Défendre l’identité nationale
C’est la nouvelle tarte à la crème de la bande à Benkirane, la lutte contre « la francisation » de l’enseignement que le gouvernement s’apprête à rendre halal par la grâce du vote en séance plénière de la très controversée loi-cadre sur l’enseignement.
Le véritable patron des islamistes, qui n’hésite plus à menacer son alter égo qui est à la tête du gouvernement de représailles en cas de vote effectif, a retrouvé dans ce cheval de bataille éculé, une nouvelle vigueur et un nouveau thème de campagne pour se préparer aux futures législatives.
La question de l’enseignement vue par la lorgnette des langues d’enseignement, c’est le doigt fixé par l’imbécile à qui on demande d’observer la lune. Sinon pourquoi attendre la polémique sur les langues alors qu’il aurait fallu dénoncer , depuis belle lurette, la faillite de l’enseignement qui est déjà à son niveau le plus bas ?
On veut nous faire croire que cette décision hautement idéologique est un épisode de plus dans la guerre qui fait rage entre « la mafia des francophones » que certains n’hésitent plus à accuser de rouler ouvertement pour l’ancien colon français et les « défenseurs de l’identité nationale », chevaliers blancs, soucieux de préserver l’arabité et l’islamité du royaume.
Benkirane et ses affidés pensent que c’est dans les vieilles marmites qu’on réussit les meilleures recettes, mais ils oublient que les leaders de l’Istiqlal ont usé à satiété de cette grosse ficelle, eux, qui ont fait de l’arabe leur principal cheval de bataille et qui ont fini par être démasqués depuis que le petit peuple a découvert que leur progéniture use en réalité ses fonds de culotte dans les écoles de la mission française.
Pire encore, ce même Benkirane qui insiste sur le côté charnel de l’identité nationale exaltant une même langue, un même peuple et une même terre, est prêt à s’allier avec le diable du moment qu’il porte la barbe.
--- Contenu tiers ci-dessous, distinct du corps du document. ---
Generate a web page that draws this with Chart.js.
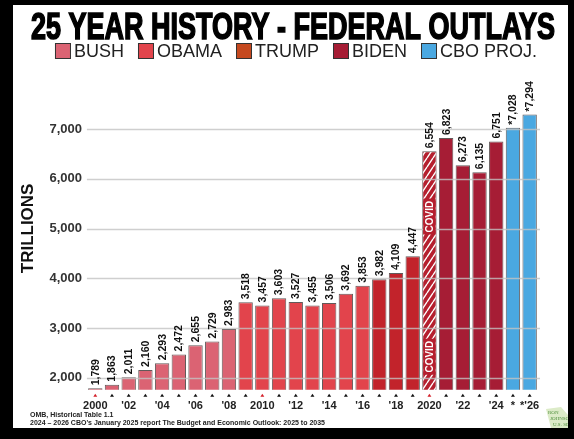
<!DOCTYPE html>
<html>
<head>
<meta charset="utf-8">
<script src="https://cdn.jsdelivr.net/npm/chart.js@4.4.1/dist/chart.umd.min.js"></script>
<style>
  html, body { margin: 0; padding: 0; background: #000; }
  body { width: 574px; height: 439px; position: relative; overflow: hidden; }
  .panel { position: absolute; left: 13px; top: 5px; width: 555px; height: 423px; background: #fff; }
  canvas { display: block; }
</style>
</head>
<body>
<div class="panel"><canvas id="outlays" width="555" height="423"></canvas></div>
<script>
// Fiscal years on the x axis and their tick text
const years = [2000, 2001, 2002, 2003, 2004, 2005, 2006, 2007, 2008, 2009, 2010, 2011, 2012, 2013,
  2014, 2015, 2016, 2017, 2018, 2019, 2020, 2021, 2022, 2023, 2024, 2025, 2026];
const yearTicks = ['2000', '', "'02", '', "'04", '', "'06", '', "'08", '', '2010', '', "'12", '', "'14",
  '', "'16", '', "'18", '', '2020', '', "'22", '', "'24", '*', "*'26"];

// Outlays in billions, one array per administration
const bush = [1789, 1863, 2011, 2160, 2293, 2472, 2655, 2729, 2983];
const obama = [3518, 3457, 3603, 3527, 3455, 3506, 3692, 3853];
const trump = [3982, 4109, 4447, 6554];
const biden = [6823, 6273, 6135, 6751];
const cboProj = [7028, 7294];

const seriesNames = ['BUSH', 'OBAMA', 'TRUMP', 'BIDEN', 'CBO PROJ.'];
const yTicks = [2000, 3000, 4000, 5000, 6000, 7000];
const markerYears = [2000, 2010, 2020];
const covidYear = 2020;

const FONT = '"Liberation Sans", Arial, sans-serif';
const barColors = ['#db6373', '#e2444c', '#c2232b', '#a61d35', '#4aa8e1'];
const keyColors = ['#db6373', '#e2444c', '#c5491f', '#a61d35', '#4aa8e1'];

const canvas = document.getElementById('outlays');
const ctx = canvas.getContext('2d');

// spread each term over the full year axis, null outside it
function spread(values, start) {
  const out = years.map(() => null);
  values.forEach((v, i) => { out[start + i] = v; });
  return out;
}

function hatch(base) {
  const tile = document.createElement('canvas');
  tile.width = 6; tile.height = 9;
  const g = tile.getContext('2d');
  g.fillStyle = base;
  g.fillRect(0, 0, 6, 9);
  g.strokeStyle = '#fff';
  g.lineWidth = 1.4;
  g.beginPath();
  g.moveTo(-6, 9); g.lineTo(0, 0);
  g.moveTo(0, 9); g.lineTo(6, 0);
  g.moveTo(6, 9); g.lineTo(12, 0);
  g.stroke();
  return ctx.createPattern(tile, 'repeat');
}
const covidFill = hatch('#b51f2e');

const terms = [bush, obama, trump, biden, cboProj];
let offset = 0;
const datasets = terms.map((values, i) => {
  const ds = {
    label: seriesNames[i],
    data: spread(values, offset),
    backgroundColor: barColors[i],
    borderColor: 'rgba(70,60,60,0.85)',
    borderWidth: 1,
    barPercentage: 0.86,
    categoryPercentage: 1
  };
  offset += values.length;
  return ds;
});
datasets[2].backgroundColor = c => years[c.dataIndex] === covidYear ? covidFill : barColors[2];

// headline, key, footnotes
const decorations = {
  id: 'decorations',
  afterDraw(chart) {
    const c = chart.ctx;
    c.save();
    // headline, squeezed horizontally
    const headline = '25 YEAR HISTORY - FEDERAL OUTLAYS';
    c.font = `bold 37px ${FONT}`;
    const w = c.measureText(headline).width;
    const target = 524;
    c.translate(280, 34);
    c.scale(target / w, 1);
    c.fillStyle = '#000';
    c.strokeStyle = '#000';
    c.lineWidth = 1.6;
    c.textAlign = 'center';
    c.textBaseline = 'alphabetic';
    c.strokeText(headline, 0, 0);
    c.fillText(headline, 0, 0);
    c.restore();

    // key
    c.save();
    c.font = `18px ${FONT}`;
    const box = 16, gapIn = 3, gapOut = 14;
    const widths = seriesNames.map(n => box + gapIn + c.measureText(n).width);
    const total = widths.reduce((a, b) => a + b, 0) + gapOut * (widths.length - 1);
    let x = 283 - total / 2;
    const cy = 46;
    c.textBaseline = 'middle';
    seriesNames.forEach((n, i) => {
      c.fillStyle = keyColors[i];
      c.fillRect(x, cy - box / 2, box, box);
      c.strokeStyle = '#333';
      c.lineWidth = 1;
      c.strokeRect(x + 0.5, cy - box / 2 + 0.5, box - 1, box - 1);
      c.fillStyle = '#222';
      c.fillText(n, x + box + gapIn, cy + 1);
      x += widths[i] + gapOut;
    });
    c.restore();

    // year markers under the bars
    c.save();
    const xs = chart.scales.x;
    const base = chart.chartArea.bottom + 4;
    years.forEach((yr, i) => {
      const px = xs.getPixelForValue(i);
      c.fillStyle = markerYears.includes(yr) ? '#d4202a' : '#111';
      c.beginPath();
      c.moveTo(px - 2, base + 3);
      c.lineTo(px + 2, base + 3);
      c.lineTo(px, base);
      c.closePath();
      c.fill();
    });
    c.restore();

    // footnotes
    c.save();
    c.font = `bold 7px ${FONT}`;
    c.fillStyle = '#222';
    c.textBaseline = 'alphabetic';
    c.fillText('OMB, Historical Table 1.1', 17, 412);
    c.fillText("2024 \u2013 2026 CBO's January 2025 report The Budget and Economic Outlook: 2025 to 2035", 17, 420);
    // senator mark
    c.fillStyle = '#dcebc8';
    c.beginPath();
    c.moveTo(533, 404); c.lineTo(548, 402); c.lineTo(555, 410); c.lineTo(555, 423); c.lineTo(538, 423); c.closePath();
    c.fill();
    c.fillStyle = '#4f8f3c';
    c.font = `5px "Liberation Serif", serif`;
    c.fillText('RON', 535, 409);
    c.fillText('JOHNSON', 537, 415);
    c.fillText('U.S. SENATOR', 540, 421);
    c.restore();
  }
};

// grid lines over the bars, then values and the COVID tag
const barOverlays = {
  id: 'barOverlays',
  afterDatasetsDraw(chart) {
    const c = chart.ctx;
    const area = chart.chartArea;
    const ys = chart.scales.y;
    c.save();
    c.strokeStyle = 'rgba(195,195,195,0.8)';
    c.lineWidth = 1.5;
    yTicks.forEach(v => {
      const py = Math.round(ys.getPixelForValue(v)) + 0.5;
      c.beginPath();
      c.moveTo(area.left, py);
      c.lineTo(area.right + 2, py);
      c.stroke();
    });
    c.restore();

    c.save();
    c.font = `bold 10.5px ${FONT}`;
    c.fillStyle = '#111';
    c.textAlign = 'left';
    c.textBaseline = 'middle';
    chart.data.datasets.forEach((ds, di) => {
      chart.getDatasetMeta(di).data.forEach((bar, i) => {
        const v = ds.data[i];
        if (v == null) return;
        const text = (di === 4 ? '*' : '') + v.toLocaleString('en-US');
        c.save();
        c.translate(bar.x + 0.5, bar.y - 3);
        c.rotate(-Math.PI / 2);
        c.fillText(text, 0, 0);
        c.restore();
      });
    });
    c.restore();

    const ci = years.indexOf(covidYear);
    const bar = chart.getDatasetMeta(2).data[ci];
    c.save();
    c.font = `bold 10px ${FONT}`;
    c.textAlign = 'center';
    c.textBaseline = 'middle';
    [0.2, 0.63].forEach(f => {
      const py = bar.y + (bar.base - bar.y) * f;
      c.fillStyle = '#b51f2e';
      c.fillRect(bar.x - bar.width / 2 + 1, py - 18, bar.width - 2, 36);
      c.save();
      c.translate(bar.x + 0.5, py);
      c.rotate(-Math.PI / 2);
      c.fillStyle = '#fff';
      c.fillText('COVID', 0, 0);
      c.restore();
    });
    c.restore();
  }
};

new Chart(ctx, {
  type: 'bar',
  data: { labels: years.map(String), datasets },
  options: {
    responsive: false,
    animation: false,
    layout: { padding: { top: 62, left: 5, right: 30, bottom: 5 } },
    plugins: {
      legend: { display: false },
      tooltip: { enabled: false }
    },
    scales: {
      x: {
        stacked: true,
        grid: { display: false, drawTicks: false },
        border: { display: false },
        ticks: {
          autoSkip: false,
          maxRotation: 0,
          padding: 10,
          color: '#222',
          font: { family: FONT, size: 11, weight: 'bold' },
          callback: (v, i) => yearTicks[i]
        }
      },
      y: {
        min: 1760,
        max: 8250,
        afterBuildTicks: s => { s.ticks = yTicks.map(v => ({ value: v })); },
        grid: { drawOnChartArea: false, drawTicks: false },
        border: { display: false },
        ticks: {
          padding: 5,
          color: '#333',
          font: { family: FONT, size: 13, weight: 'bold' },
          callback: v => v.toLocaleString('en-US')
        },
        title: {
          display: true,
          text: 'TRILLIONS',
          color: '#111',
          font: { family: FONT, size: 17, weight: 'bold' },
          padding: { top: 0, bottom: 6 }
        }
      }
    }
  },
  plugins: [barOverlays, decorations]
});
</script>
</body>
</html>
L’internationale islamiste se soucie bien peu des identités nationales autant qu’elle rêve de les gommer totalement au profit de « la grande Oumma ».
Ceci dit, il faut bien reconnaître que la société marocaine vit bien un questionnement profond de l’identité. Et la crise économique dont les islamistes au pouvoir sont partie prenante, ne suffit pas à tout expliquer.
La fragilisation du récit national, causée par la disqualification économique et la déconstruction géopolitique et idéologique du monde arabe représentent l’une des causes de la montée en puissance des sentiments de dénigrement ou plutôt d’autodénigrement dont font preuve désormais beaucoup de Marocains, surtout parmi les plus jeunes d’entre eux.
Les inégalités sociales, une société à deux vitesses, le sentiment d’injustice profond, le blocage de l’ascenseur social et le silence, voire la complicité des intellectuels ont fait perdre espoir en l’avenir et provoqué l’inhibition du sentiment national.
Le Marocain, un individu sans appartenance, condamné au désespoir et à l’errance a acquis désormais une mauvaise conscience identitaire qui pousse au déracinement et provoque l’exil réel ou imaginaire. Trouver un Marocain fier de l’être, relève désormais de l’exploit.
Le problème est que nous sommes confrontés à des entrepreneurs politiques, du côté du fondamentalisme islamique qui essaient d’exploiter des difficultés tout à fait réelles de fragmentation de la société marocaine pour créer un affrontement.
Alors que les politiques censés, s’il y en a encore ; devraient plutôt réfléchir au sens que l’on veut donner à l’identité marocaine et surtout comment sortir de la logique victimaire, de la remise en cause et du dénigrement de l’idée nationale qui menace désormais le fameux « vivre-ensemble ».